In your copy, leave out the pictures; write out all the data exactly.

> **DATA SEGMENT**:

>> Start

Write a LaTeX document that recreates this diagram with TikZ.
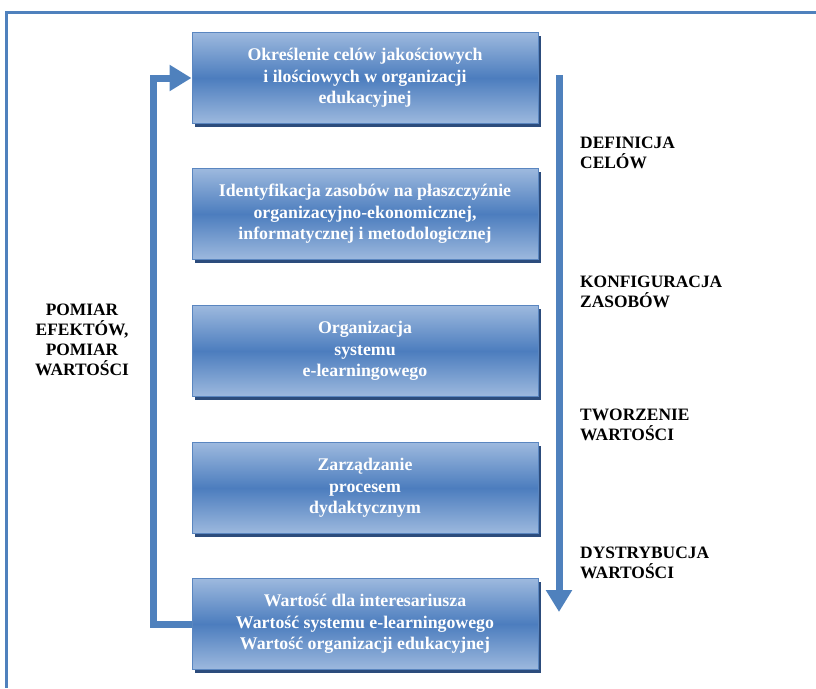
\documentclass[tikz,border=0pt]{standalone}
\usepackage{fontspec}
\setmainfont{Liberation Serif}
\usetikzlibrary{arrows.meta,shadows}

\definecolor{boxlight}{HTML}{9DB9DE}
\definecolor{boxmid}{HTML}{4C7DBE}
\definecolor{boxedge}{HTML}{5A86C0}
\definecolor{boxshadow}{HTML}{2C4C7C}
\definecolor{flowblue}{HTML}{4F81BD}

\tikzset{
    stagebox/.style={
        shade, top color=boxlight, bottom color=boxlight, middle color=boxmid,
        draw=boxedge, line width=1pt,
        drop shadow={shadow xshift=2.5pt, shadow yshift=-3pt, fill=boxshadow, opacity=1},
        minimum width=346pt, minimum height=91pt, inner sep=0pt,
        text=white, align=center, font=\bfseries\fontsize{17.8}{21.5}\selectfont
    },
    phase/.style={
        anchor=west, align=left, inner sep=0pt,
        font=\bfseries\fontsize{17.4}{20}\selectfont
    },
    flow/.style={
        draw=flowblue, line width=7pt,
        -{Triangle[length=22pt,width=25pt]}
    }
}

\begin{document}
\begin{tikzpicture}[x=1pt,y=-1pt]
    \useasboundingbox (0,0) rectangle (816,688);
    %ramka
    \draw [flowblue, line width=3pt] (816,12) -- (6,12) -- (6,688);
    %bloki
    \node [stagebox] (cele) at (365,78) {Określenie celów jakościowych\\i ilościowych w organizacji\\edukacyjnej};
    \node [stagebox] (zasoby) at (365,214) {Identyfikacja zasobów na płaszczyźnie\\organizacyjno-ekonomicznej,\\informatycznej i metodologicznej};
    \node [stagebox] (system) at (365,351) {Organizacja\\systemu\\e-learningowego};
    \node [stagebox] (proces) at (365,488) {Zarządzanie\\procesem\\dydaktycznym};
    \node [stagebox] (wartosc) at (365,624) {Wartość dla interesariusza\\Wartość systemu e-learningowego\\Wartość organizacji edukacyjnej};
    %strzalki
    \coordinate (flowtop) at (559,75);
    \coordinate (flowend) at (559,612);
    \draw [flow] (flowtop) -- (flowend);
    \draw [flow] (wartosc.west) -- ++(-38,0) |- (cele.west);
    %etapy
    \node [phase] (definicja) at (580,153) {DEFINICJA\\CELÓW};
    \node [phase] (konfiguracja) at (580,292) {KONFIGURACJA\\ZASOBÓW};
    \node [phase] (tworzenie) at (580,425) {TWORZENIE\\WARTOŚCI};
    \node [phase] (dystrybucja) at (580,563) {DYSTRYBUCJA\\WARTOŚCI};
    \node [phase, anchor=center, align=center] (pomiar) at (82,340) {POMIAR\\EFEKTÓW,\\POMIAR\\WARTOŚCI};
\end{tikzpicture}
\end{document}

>> End

> **EXERCISE OUTPUT**:
Write a LaTeX document that recreates this diagram with TikZ.
\documentclass[tikz,border=0pt]{standalone}
\usepackage{fontspec}
\setmainfont{Liberation Serif}
\usetikzlibrary{arrows.meta,shadows}

\definecolor{boxlight}{HTML}{9DB9DE}
\definecolor{boxmid}{HTML}{4C7DBE}
\definecolor{boxedge}{HTML}{5A86C0}
\definecolor{boxshadow}{HTML}{2C4C7C}
\definecolor{flowblue}{HTML}{4F81BD}

\tikzset{
    stagebox/.style={
        shade, top color=boxlight, bottom color=boxlight, middle color=boxmid,
        draw=boxedge, line width=1pt,
        drop shadow={shadow xshift=2.5pt, shadow yshift=-3pt, fill=boxshadow, opacity=1},
        minimum width=346pt, minimum height=91pt, inner sep=0pt,
        text=white, align=center, font=\bfseries\fontsize{17.8}{21.5}\selectfont
    },
    phase/.style={
        anchor=west, align=left, inner sep=0pt,
        font=\bfseries\fontsize{17.4}{20}\selectfont
    },
    flow/.style={
        draw=flowblue, line width=7pt,
        -{Triangle[length=22pt,width=25pt]}
    }
}

\begin{document}
\begin{tikzpicture}[x=1pt,y=-1pt]
    \useasboundingbox (0,0) rectangle (816,688);
    %ramka
    \draw [flowblue, line width=3pt] (816,12) -- (6,12) -- (6,688);
    %bloki
    \node [stagebox] (cele) at (365,78) {Określenie celów jakościowych\\i ilościowych w organizacji\\edukacyjnej};
    \node [stagebox] (zasoby) at (365,214) {Identyfikacja zasobów na płaszczyźnie\\organizacyjno-ekonomicznej,\\informatycznej i metodologicznej};
    \node [stagebox] (system) at (365,351) {Organizacja\\systemu\\e-learningowego};
    \node [stagebox] (proces) at (365,488) {Zarządzanie\\procesem\\dydaktycznym};
    \node [stagebox] (wartosc) at (365,624) {Wartość dla interesariusza\\Wartość systemu e-learningowego\\Wartość organizacji edukacyjnej};
    %strzalki
    \coordinate (flowtop) at (559,75);
    \coordinate (flowend) at (559,612);
    \draw [flow] (flowtop) -- (flowend);
    \draw [flow] (wartosc.west) -- ++(-38,0) |- (cele.west);
    %etapy
    \node [phase] (definicja) at (580,153) {DEFINICJA\\CELÓW};
    \node [phase] (konfiguracja) at (580,292) {KONFIGURACJA\\ZASOBÓW};
    \node [phase] (tworzenie) at (580,425) {TWORZENIE\\WARTOŚCI};
    \node [phase] (dystrybucja) at (580,563) {DYSTRYBUCJA\\WARTOŚCI};
    \node [phase, anchor=center, align=center] (pomiar) at (82,340) {POMIAR\\EFEKTÓW,\\POMIAR\\WARTOŚCI};
\end{tikzpicture}
\end{document}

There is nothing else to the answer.